De même qu’une hirondelle ne fait pas le printemps, une ou deux déclarations ne suffisent pas à contrebalancer un martèlement obsessionnel depuis le début du pontificat, selon lequel « le chrétien laisse venir tout le monde » ou « les frontières ne sont jamais une solution ». Le 9 janvier, devant le corps diplomatique, François a rappelé que les migrants ont « le devoir de respecter les lois, la culture et les traditions des pays dans lesquels ils sont accueillis ». Mais il a ajouté qu’« une démarche prudente de la part des autorités publiques ne comprend pas la mise en oeuvre de politiques de fermeture envers les migrants ». Allez y comprendre quelque chose…
Considérez-vous comme possible un retour de l’Église à son authentique tradition ? Vous citez des propos réalistes de divers prélats…

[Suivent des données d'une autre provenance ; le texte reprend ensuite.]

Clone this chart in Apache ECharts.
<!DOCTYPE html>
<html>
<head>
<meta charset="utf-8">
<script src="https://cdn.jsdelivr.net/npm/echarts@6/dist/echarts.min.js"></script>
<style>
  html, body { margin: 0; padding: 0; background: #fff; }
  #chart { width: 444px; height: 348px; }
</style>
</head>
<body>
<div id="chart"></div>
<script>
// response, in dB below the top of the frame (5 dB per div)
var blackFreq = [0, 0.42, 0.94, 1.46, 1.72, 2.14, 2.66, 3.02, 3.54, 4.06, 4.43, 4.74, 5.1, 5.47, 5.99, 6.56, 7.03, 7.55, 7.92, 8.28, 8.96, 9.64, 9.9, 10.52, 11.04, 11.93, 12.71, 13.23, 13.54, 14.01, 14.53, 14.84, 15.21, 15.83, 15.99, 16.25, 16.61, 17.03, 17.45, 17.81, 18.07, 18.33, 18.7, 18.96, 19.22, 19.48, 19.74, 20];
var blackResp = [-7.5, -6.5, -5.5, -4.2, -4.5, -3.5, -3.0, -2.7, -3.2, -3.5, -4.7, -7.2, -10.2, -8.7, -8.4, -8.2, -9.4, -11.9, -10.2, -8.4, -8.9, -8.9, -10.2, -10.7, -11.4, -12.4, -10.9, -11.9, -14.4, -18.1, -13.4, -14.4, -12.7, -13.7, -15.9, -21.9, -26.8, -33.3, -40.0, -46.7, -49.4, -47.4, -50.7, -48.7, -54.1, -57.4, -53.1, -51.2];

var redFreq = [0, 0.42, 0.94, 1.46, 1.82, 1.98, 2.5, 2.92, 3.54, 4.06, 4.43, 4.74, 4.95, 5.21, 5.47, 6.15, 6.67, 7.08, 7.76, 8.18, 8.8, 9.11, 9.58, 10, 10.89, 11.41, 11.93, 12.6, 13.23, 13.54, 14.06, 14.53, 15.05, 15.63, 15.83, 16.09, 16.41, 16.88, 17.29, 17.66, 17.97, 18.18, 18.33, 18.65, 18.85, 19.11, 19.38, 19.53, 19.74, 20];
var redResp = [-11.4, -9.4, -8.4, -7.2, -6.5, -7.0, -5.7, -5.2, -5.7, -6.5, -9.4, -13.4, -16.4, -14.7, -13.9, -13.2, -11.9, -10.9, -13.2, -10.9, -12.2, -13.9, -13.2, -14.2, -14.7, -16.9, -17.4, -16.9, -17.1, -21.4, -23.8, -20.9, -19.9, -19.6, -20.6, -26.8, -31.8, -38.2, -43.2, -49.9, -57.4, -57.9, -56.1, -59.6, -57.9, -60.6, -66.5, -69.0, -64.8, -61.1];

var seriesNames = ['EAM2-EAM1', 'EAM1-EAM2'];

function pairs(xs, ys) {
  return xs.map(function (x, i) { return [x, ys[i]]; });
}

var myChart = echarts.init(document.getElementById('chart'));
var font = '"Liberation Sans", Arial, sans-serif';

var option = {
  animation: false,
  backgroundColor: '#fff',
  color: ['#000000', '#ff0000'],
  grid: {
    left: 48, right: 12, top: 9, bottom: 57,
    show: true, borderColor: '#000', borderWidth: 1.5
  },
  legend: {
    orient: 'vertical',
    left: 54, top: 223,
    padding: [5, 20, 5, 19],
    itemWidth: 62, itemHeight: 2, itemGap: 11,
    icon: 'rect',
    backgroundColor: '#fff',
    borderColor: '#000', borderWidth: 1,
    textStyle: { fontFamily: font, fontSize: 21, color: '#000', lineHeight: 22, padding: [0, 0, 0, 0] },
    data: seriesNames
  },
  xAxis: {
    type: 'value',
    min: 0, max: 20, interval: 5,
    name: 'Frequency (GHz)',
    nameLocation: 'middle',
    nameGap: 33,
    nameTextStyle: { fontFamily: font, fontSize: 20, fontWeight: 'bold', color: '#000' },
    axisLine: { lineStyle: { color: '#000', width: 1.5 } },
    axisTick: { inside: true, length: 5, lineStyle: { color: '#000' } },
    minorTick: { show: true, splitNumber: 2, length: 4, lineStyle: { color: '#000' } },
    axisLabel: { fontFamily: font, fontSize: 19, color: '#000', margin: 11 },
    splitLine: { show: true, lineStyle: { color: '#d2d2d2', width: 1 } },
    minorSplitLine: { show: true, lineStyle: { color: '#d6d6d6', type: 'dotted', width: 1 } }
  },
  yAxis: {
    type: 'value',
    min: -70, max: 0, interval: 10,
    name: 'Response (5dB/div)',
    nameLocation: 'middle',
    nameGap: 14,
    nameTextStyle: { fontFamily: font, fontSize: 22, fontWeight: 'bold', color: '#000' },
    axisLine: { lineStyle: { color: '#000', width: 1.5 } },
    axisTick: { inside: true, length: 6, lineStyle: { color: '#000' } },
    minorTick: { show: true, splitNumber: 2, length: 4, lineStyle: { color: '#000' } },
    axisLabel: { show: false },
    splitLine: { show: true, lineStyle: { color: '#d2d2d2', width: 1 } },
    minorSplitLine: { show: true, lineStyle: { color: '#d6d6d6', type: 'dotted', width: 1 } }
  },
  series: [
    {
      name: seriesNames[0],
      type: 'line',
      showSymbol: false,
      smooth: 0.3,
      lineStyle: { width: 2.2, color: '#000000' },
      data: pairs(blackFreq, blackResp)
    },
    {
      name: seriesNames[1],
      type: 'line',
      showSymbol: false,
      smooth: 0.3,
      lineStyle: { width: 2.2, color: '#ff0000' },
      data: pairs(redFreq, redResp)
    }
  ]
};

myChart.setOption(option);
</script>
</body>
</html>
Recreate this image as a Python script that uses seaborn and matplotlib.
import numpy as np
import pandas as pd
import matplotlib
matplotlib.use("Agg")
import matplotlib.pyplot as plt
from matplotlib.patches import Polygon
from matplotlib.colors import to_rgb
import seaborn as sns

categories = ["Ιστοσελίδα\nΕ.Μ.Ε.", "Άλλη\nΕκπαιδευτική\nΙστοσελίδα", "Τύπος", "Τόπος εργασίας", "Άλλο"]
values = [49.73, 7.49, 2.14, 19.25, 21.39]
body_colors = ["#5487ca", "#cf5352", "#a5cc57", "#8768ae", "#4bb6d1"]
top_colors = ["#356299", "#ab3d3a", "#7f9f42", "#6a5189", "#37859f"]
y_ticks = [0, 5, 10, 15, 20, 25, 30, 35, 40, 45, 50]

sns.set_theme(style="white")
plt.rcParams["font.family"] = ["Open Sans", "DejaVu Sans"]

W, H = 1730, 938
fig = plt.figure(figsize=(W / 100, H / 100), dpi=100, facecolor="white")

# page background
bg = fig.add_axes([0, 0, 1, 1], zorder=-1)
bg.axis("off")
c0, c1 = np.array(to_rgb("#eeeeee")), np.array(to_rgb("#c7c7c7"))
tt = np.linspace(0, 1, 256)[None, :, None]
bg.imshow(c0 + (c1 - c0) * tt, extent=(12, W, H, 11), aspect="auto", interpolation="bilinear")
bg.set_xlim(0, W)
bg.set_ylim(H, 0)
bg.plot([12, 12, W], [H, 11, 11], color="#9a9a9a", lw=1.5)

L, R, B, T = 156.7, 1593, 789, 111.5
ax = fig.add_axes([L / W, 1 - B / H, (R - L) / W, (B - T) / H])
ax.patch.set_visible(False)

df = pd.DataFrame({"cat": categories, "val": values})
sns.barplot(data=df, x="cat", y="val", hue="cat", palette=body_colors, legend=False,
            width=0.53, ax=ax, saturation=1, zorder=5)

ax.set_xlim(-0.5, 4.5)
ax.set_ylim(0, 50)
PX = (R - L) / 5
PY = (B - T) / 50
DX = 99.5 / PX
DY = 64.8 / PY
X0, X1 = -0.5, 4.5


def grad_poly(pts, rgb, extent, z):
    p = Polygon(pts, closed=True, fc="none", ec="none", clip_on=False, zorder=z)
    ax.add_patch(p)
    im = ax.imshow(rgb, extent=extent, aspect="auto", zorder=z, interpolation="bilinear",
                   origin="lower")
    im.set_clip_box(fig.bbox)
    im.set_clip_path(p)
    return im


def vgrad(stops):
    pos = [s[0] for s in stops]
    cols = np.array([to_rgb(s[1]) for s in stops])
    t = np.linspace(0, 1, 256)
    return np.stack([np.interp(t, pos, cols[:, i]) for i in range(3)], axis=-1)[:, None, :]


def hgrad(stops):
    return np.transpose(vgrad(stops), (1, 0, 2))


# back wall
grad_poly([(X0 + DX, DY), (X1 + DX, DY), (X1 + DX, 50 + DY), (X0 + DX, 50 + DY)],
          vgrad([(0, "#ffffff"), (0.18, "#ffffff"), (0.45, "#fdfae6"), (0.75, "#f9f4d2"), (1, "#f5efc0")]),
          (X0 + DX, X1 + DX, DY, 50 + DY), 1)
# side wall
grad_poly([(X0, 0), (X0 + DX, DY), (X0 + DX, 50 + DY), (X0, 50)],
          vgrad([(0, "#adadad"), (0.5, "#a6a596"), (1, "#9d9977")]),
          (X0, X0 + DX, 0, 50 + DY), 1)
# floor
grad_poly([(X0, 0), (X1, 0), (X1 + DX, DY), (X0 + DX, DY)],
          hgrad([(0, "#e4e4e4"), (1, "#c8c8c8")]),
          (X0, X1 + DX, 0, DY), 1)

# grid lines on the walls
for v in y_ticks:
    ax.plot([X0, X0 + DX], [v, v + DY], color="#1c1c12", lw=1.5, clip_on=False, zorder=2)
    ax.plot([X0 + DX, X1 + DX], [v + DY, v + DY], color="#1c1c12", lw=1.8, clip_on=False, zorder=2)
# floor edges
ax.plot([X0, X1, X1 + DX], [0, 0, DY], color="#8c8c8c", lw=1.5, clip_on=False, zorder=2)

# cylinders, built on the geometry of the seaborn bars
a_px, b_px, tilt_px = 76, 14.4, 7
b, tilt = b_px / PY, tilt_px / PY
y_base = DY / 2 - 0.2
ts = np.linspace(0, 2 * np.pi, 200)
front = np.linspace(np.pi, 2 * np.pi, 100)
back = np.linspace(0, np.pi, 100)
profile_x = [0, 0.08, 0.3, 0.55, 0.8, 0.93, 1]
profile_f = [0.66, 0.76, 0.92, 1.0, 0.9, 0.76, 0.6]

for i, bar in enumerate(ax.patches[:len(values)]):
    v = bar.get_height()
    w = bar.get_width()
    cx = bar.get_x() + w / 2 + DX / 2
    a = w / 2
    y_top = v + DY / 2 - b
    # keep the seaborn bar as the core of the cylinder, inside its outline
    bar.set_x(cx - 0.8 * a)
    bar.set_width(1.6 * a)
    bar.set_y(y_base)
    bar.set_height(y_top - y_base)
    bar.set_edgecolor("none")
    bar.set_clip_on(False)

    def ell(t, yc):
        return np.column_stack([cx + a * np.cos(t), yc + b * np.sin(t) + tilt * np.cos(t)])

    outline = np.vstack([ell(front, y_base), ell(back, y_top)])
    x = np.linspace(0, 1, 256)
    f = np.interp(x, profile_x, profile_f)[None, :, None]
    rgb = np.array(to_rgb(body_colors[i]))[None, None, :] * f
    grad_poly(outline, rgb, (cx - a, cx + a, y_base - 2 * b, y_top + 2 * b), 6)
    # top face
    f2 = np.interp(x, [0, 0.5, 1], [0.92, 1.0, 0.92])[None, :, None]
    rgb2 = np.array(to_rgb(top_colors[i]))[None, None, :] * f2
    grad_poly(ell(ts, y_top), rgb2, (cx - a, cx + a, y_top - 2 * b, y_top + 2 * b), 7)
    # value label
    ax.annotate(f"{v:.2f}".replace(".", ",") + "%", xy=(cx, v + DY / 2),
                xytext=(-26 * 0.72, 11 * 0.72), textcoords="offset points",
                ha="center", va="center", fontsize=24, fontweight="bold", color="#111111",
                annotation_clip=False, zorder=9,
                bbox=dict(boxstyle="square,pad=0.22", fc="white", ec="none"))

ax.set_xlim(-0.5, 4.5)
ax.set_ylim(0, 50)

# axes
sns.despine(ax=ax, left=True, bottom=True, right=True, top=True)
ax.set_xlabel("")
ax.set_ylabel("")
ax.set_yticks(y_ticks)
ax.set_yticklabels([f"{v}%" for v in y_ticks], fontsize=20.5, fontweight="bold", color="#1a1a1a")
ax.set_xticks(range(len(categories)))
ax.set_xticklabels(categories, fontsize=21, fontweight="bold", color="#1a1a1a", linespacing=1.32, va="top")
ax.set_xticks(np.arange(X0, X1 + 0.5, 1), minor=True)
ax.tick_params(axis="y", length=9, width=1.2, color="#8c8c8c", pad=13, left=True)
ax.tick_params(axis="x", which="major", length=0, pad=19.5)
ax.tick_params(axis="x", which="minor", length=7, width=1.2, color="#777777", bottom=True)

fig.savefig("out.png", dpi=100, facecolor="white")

On sent bien que, là comme dans d’autres domaines, un certain discours angélique se heurte au principe de réalité. Que même le cardinal Schönborn, pourtant proche du pape et assez enclin à ne pas fâcher l’air du temps, se soit senti obligé de préciser que, dans la vague migratoire actuelle, « il y a une différence culturelle et religieuse qui est facteur de préoccupation », n’est pas anodin. Ni que le pape François se soit senti obligé de mettre en avant le thème de la prudence. On est loin pour autant d’un retour à l’équilibre de la plus authentique tradition. Mais un autre discours catholique est indispensable, si l’on ne veut pas que l’Église et l’Europe foncent dans le mur. Et il est possible, puisqu’il y a dans la tradition de l’Église tout ce qui est nécessaire à l’établir. Et quand j’entends le cardinal guinéen Robert Sarah, l’une des plus hautes figures de la curie romaine, déclarer au micro de Charlotte d’Ornellas : « Vous êtes envahis par d’autres cultures, d’autres peuples, qui vont progressivement vous dominer en nombre et changer totalement votre culture, vos convictions, vos valeurs… », je me dis que mon espoir n’est pas irréaliste. Mon livre, en tout cas, entend travailler à cet indispensable revirement.